Reading Sandy Banks' column in the L.A. Times we are supposed to feel optimistic. But, instead of optimism, all one can see is complaints about the USA coming from the immigrants in Washington D.C. that Banks ran across during her inaugural week visit. Instead of uplift, we see Banks celebrating the fact that these people feel that the USA is a bad place, has failed them, or is not what it's cracked up to be. So, where is the "profound message" that Banks found in DC?
Why it's that these same immigrants think Obama will remake the US into something better for them, naturally. You see, Banks agrees with these immigrants that the USA is a bad place and that The One will wipe away our sins and re-invent this nation into something it wasn't. Banks isn't celebrating the USA with her "profound message" but celebrating its recreation into something different.
Banks writes of the hard working fellows she found in DC as she visited the capitol to partake in the inaugural festivities there. Banks gives us the tales of "Abass from Afghanistan. Mohammed from Israel. Kofi from Ghana. Abdel from Morocco." Three of these four Muslim immigrants don't seem quite as happy to be here as she tries to make it seem.
Abass Murshaidi fled from Afghanistan as a child and emigrated to Pakistan. He spent years learning English and writing letters to US officials to be favored with a visa so that he might come to the USA. He finally made it and took up cab driving in DC and that is where Banks discovered him.
So, is he grateful for his fortune? Maybe a tiny bit. But, he couldn't help telling Banks that he "still broods over the years he lost in Pakistan -- unable to work, attend school, see his family." To him Barack Obama is "a gift to my children. They can grow up to be anything they want to be. Here, now, I really believe it."
So, he didn't believe it before Obama came along as he harbored that "brooding" grudge at this country for not letting him come in from a terror exporting nation sooner?
This man has been sold a bill of goods if he truly believes that only Obama has made this country a place of opportunity.
Sadly, Banks obviously agrees with this premise or else Murshaidi's words would not seem to be a "profound message."
Next Banks sat in Mohammed's cab. She calls him a "tough-talking native of Jerusalem," and his "tough-talk" consisted of telling Banks that we are hated throughout the world.

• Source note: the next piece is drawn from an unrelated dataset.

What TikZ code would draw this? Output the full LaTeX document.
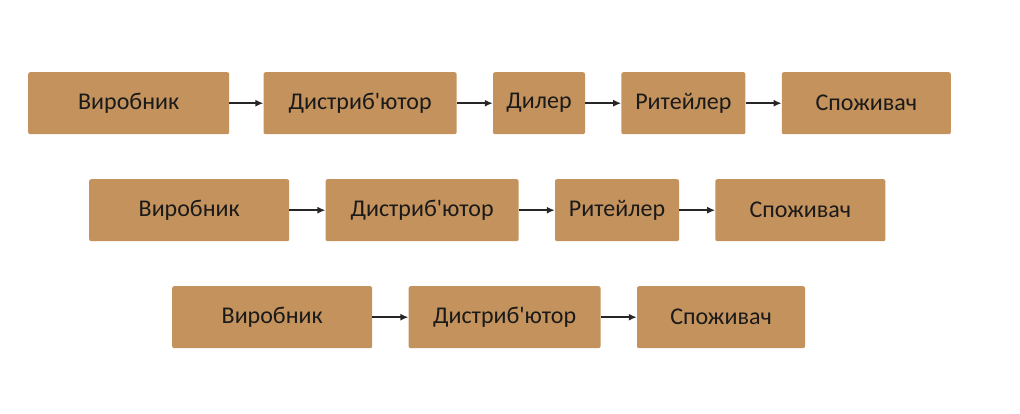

He let me know how battered our reputation abroad has been. "Outside of the U.S, you were hated. . . . for your arrogance and bullying. Now, I'm picking up people at the airport from Europe and they are smiling, celebrating.
"This is more important to them than to you," he told me. This is America redeemed. "All over the world. It changes everything."
These people Mohammed is happy for obviously expect Obama to be on their side, not the side of the American people and its interests. Banks must agree with this point, too. Remember, this is all "profound."
Banks next encountered Kofi from Ghana. Kofi seemed the only one that wasn't first with the complaints about how awful it is here or still holding any old grudges. Good for Kofi, and welcome to the USA.
Naturally, Banks only has two very short paragraphs for the good Kofi!
Finally, Banks hailed the cab of one Abdel Lamar from Morocco. For his part, Abdel thinks it isn't possible to "make a success" in the USA.
"I hear all the stories from people who came to this country 30 years ago, when it was easy to make a success," he said. "Now, you work hard but don't seem to make any progress.
Nice. You can always go home, Abdel.
Granted, each of these folks that Banks encountered driving her about DC professed to be happy to be here. But, complaints were the first things out of their mouths. And Banks was happy to give them voice because she too seems to think that things are bad here. She admits that she sees the USA "through a prism of injustice" because blacks were once enslaved here 150 years ago.
But, Banks finds one thing to agree upon with her grumbling immigrant service providers. Like them, she imagines that President Barack Obama will make this country anew. After all, he has too. What it currently is sucks... just ask her.
Sadly, Banks appears to be another one of those liberals that does not love America but for what it actually is but only for what they want it to become. And all of this, to Banks, is what qualifies as “profound.”